Sure, Coca-Cola (NYSE:KO) is a household name and a blue-chip company to say the least. But while you’ve heard of the stock and definitely the soft drink, you may not have heard of these other ways to bet on the largest beverage company in the world.
Coke, a member of InvestorPlace‘s Real America Index (representing the state of Georgia), is responsible for 1.7 billion beverage servings every day, but it doesn’t make all those sips happen alone. Instead, the company owns, licenses and markets its 500 or so brands, then works with around 275 bottling partners to get those brands to customers.
And four of those bottling partners are actually publicly traded companies — and relatively large ones at that.
The Coca-Cola Co. that we’re all familiar with is obviously the mama bear to its many bottling cubs, with a whopping $169 billion market cap. And of course, it has plenty going for it. Warren Buffett, for one, owns 400 million shares — a 9% stake worth around $15 billion. And Buffett tends to know what he’s doing.
But still, things have slowed for the company recently — even after its two-for-one stock split. In fact, KO’s gains have actually been beaten by … well … every other publicly traded Coke play out there.
Thirsty to know more? Let’s take a look at five alternative ways to gulp down the sweet soft drink.
Your first option is Coca-Cola Bottling (NASDAQ:COKE), the largest independent Coca-Cola bottler in the U.S. but the smallest company of these four bottling options.
The main Coca-Cola Co. actually does a large portion of domestic bottling itself, since it bought Coca-Cola Enterprise’s (NYSE:CCE) North American operations in 2010 — which could be part of the reason that COKE’s operations make for a market cap of only $635 million. Still, CCE has operations in 11 states, mostly in the Southeast.
To be fair, the company really hasn’t been looking all that great lately. It’s enjoyed six consecutive quarters of revenue growth, but that’s only half of KO’s streak, and COKE’s earnings per share have fallen for the last five quarters, as the drought has squeezed its margins.
The stock’s movement, though, tells a whole different story. COKE has gained nearly 18% year-to-date — doubling KO’s 9% gains — and 26% in the last year,
There’s another caveat, though. COKE has an average trading volume of just 10,000 shares, and such a low-volume stock must be handled with care. Still, it’s an option for betting on the beverage market — and just one for Coke specifically.

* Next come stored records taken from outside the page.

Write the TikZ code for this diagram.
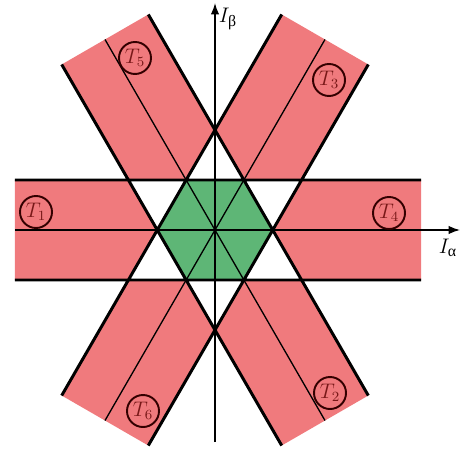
\documentclass[tikz,border=0pt]{standalone}
\usepackage{fontspec}
\newfontfamily\greekup{Liberation Serif}
\usetikzlibrary{arrows.meta,calc}
\definecolor{bandred}{RGB}{240,122,125}
\definecolor{hexgreen}{RGB}{94,182,118}
\definecolor{tagred}{RGB}{120,24,24}

\begin{document}
\begin{tikzpicture}[font=\large,>={Latex[length=2.3mm,width=1.7mm]},
band/.style={fill=bandred},
rim/.style={line width=1.7pt},
mid/.style={line width=0.75pt},
axis/.style={->,line width=0.8pt},
tag/.style={circle,draw=black!80!red,line width=1.1pt,text=tagred,minimum size=6.4mm,inner sep=0.5pt}]
\useasboundingbox (-4.3,-4.44) rectangle (4.98,4.6);
% corners of the horizontal band and of the two slanted bands
\coordinate (ha) at (-4,1);
\coordinate (hb) at (4.12,1);
\coordinate (hc) at (4.12,-1);
\coordinate (hd) at (-4,-1);
\foreach \a/\b in {60/p,120/q} {
  \coordinate (\b a) at ($(\a:4.4)+(\a+90:1)$);
  \coordinate (\b b) at ($(\a:4.4)+(\a-90:1)$);
  \coordinate (\b c) at ($(\a+180:4.4)+(\a-90:1)$);
  \coordinate (\b d) at ($(\a+180:4.4)+(\a+90:1)$);
  \coordinate (\b m) at (\a:4.4);
  \coordinate (\b n) at (\a+180:4.4);
}
% where two bands overlap the fill drops out
\fill[band,even odd rule] (ha) -- (hb) -- (hc) -- (hd) -- cycle
  (pa) -- (pb) -- (pc) -- (pd) -- cycle
  (qa) -- (qb) -- (qc) -- (qd) -- cycle;
\fill[hexgreen] (0:1.1547) \foreach \a in {60,120,...,300} {-- (\a:1.1547)} -- cycle;
\draw[rim] (ha) -- (hb) (hd) -- (hc) (pa) -- (pd) (pb) -- (pc) (qa) -- (qd) (qb) -- (qc);
\draw[mid] (pm) -- (pn) (qm) -- (qn);
% axes
\coordinate (xl) at (-4,0);
\coordinate (xr) at (4.9,0);
\coordinate (yb) at (0,-4.24);
\coordinate (yt) at (0,4.54);
\draw[axis] (xl) -- (xr);
\draw[axis] (yb) -- (yt);
\node (ialpha) at (4.66,-0.36) {$I_{\mbox{\small\greekup α}}$};
\node (ibeta) at (0.26,4.22) {$I_{\mbox{\small\greekup β}}$};
% sector labels
\node[tag] (t1) at (-3.58,0.36) {$T_1$};
\node[tag] (t2) at (2.3,-3.26) {$T_2$};
\node[tag] (t3) at (2.28,3.0) {$T_3$};
\node[tag] (t4) at (3.48,0.34) {$T_4$};
\node[tag] (t5) at (-1.6,3.44) {$T_5$};
\node[tag] (t6) at (-1.44,-3.62) {$T_6$};
\end{tikzpicture}
\end{document}
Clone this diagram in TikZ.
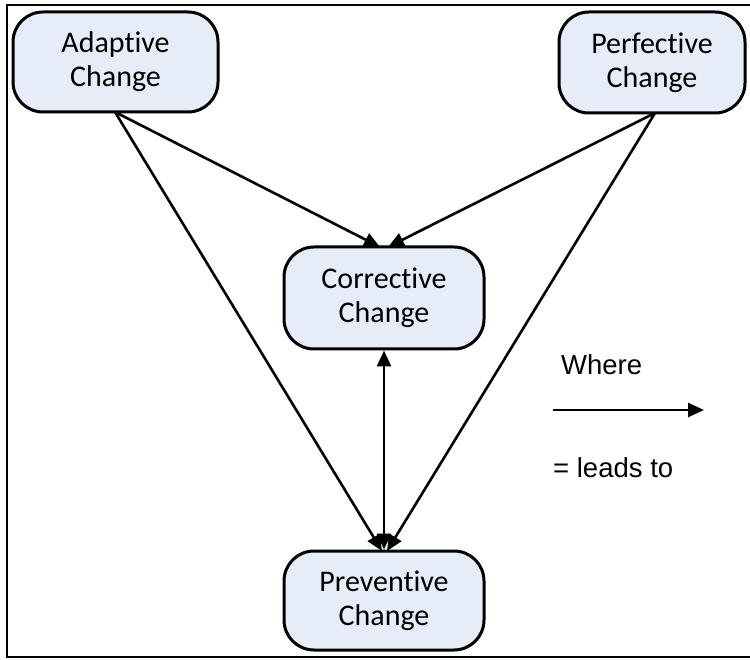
\documentclass[tikz,border=0pt]{standalone}
\usepackage{fontspec}
\setmainfont[Ligatures=NoCommon]{Carlito}
\newfontfamily\legendfont{Liberation Sans}
\usetikzlibrary{arrows.meta}
\definecolor{boxfill}{HTML}{E6ECF8}
\tikzset{
  changebox/.style={draw=black, line width=3pt, fill=boxfill, rounded corners=30pt,
    align=center, font=\fontsize{30}{34}\selectfont, inner sep=0pt},
  leads/.style={line width=2.6pt, -{Triangle[length=16pt,width=14pt]}},
  both/.style={line width=2.6pt, {Triangle[length=16pt,width=14pt]}-{Triangle[length=16pt,width=14pt]}},
}
\begin{document}
\begin{tikzpicture}[x=1pt,y=-1pt]
\useasboundingbox (0,0) rectangle (750,660);
% frame (its right edge lies outside the page)
\draw[line width=2.6pt] (7,5) rectangle (760,657);
% change types
\node[changebox, minimum width=205pt, minimum height=100pt] (adapt) at (115.5,62) {Adaptive\\Change};
\node[changebox, minimum width=186pt, minimum height=101pt] (perf) at (652,62.5) {Perfective\\Change};
\node[changebox, minimum width=200pt, minimum height=102pt] (corr) at (384,298) {Corrective\\Change};
\node[changebox, minimum width=200pt, minimum height=99pt] (prev) at (384,600.5) {Preventive\\Change};
% anchor points on the box borders
\coordinate (aout) at (115,112);
\coordinate (pout) at (655,113);
\coordinate (cinL) at (380,247);
\coordinate (cinR) at (388,247);
\coordinate (vinL) at (382,551);
\coordinate (vinR) at (387,551);
\draw[leads] (aout) -- (cinL);
\draw[leads] (aout) -- (vinL);
\draw[leads] (pout) -- (cinR);
\draw[leads] (pout) -- (vinR);
\draw[both] (corr.south) -- (prev.north);
% legend
\node[font=\legendfont\fontsize{27.5}{33}\selectfont, anchor=base west, inner sep=0pt] (where) at (561,374) {Where};
\coordinate (ls) at (553,410);
\coordinate (le) at (704,410);
\draw[leads] (ls) -- (le);
\node[font=\legendfont\fontsize{27.5}{33}\selectfont, anchor=base west, inner sep=0pt] (means) at (553,477) {= leads to};
\end{tikzpicture}
\end{document}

After Coca-Cola Co. bought Coca-Cola Enterprises’ North American operations it left the bottler as a solely European distributor and dropped it to the third-largest in the world.
Still, that bronze medal for size comes with an $8.74 billion market cap and over 170 million customers throughout Belgium, France, the U.K., Luxembourg, Monaco, the Netherlands, Norway and Sweden. And while its revenue, of course, was slashed by more than half when KO snatched back the North American operations, CCE has still fared pretty well for the most part, with 14 consecutive quarters of earnings growth before a fall in the most recent quarter.
But that slip in earnings doesn’t look to be getting back on track for rest of the year, thanks to ongoing marketplace challenges, unfavorable weather and negative currency exchange, according to the company. And remember, betting on a bottler is essentially like betting on a region, and Europe is chock-full of uncertainty.
In the end, though, investments are about the returns, and CCE has also seen gains of around 18% since January. Plus, the company plans to repurchase at least $600 million of its shares by year-end. And it has the most substantial trading volume — an average of 2 million — of all the bottlers, which should give investors some comfort.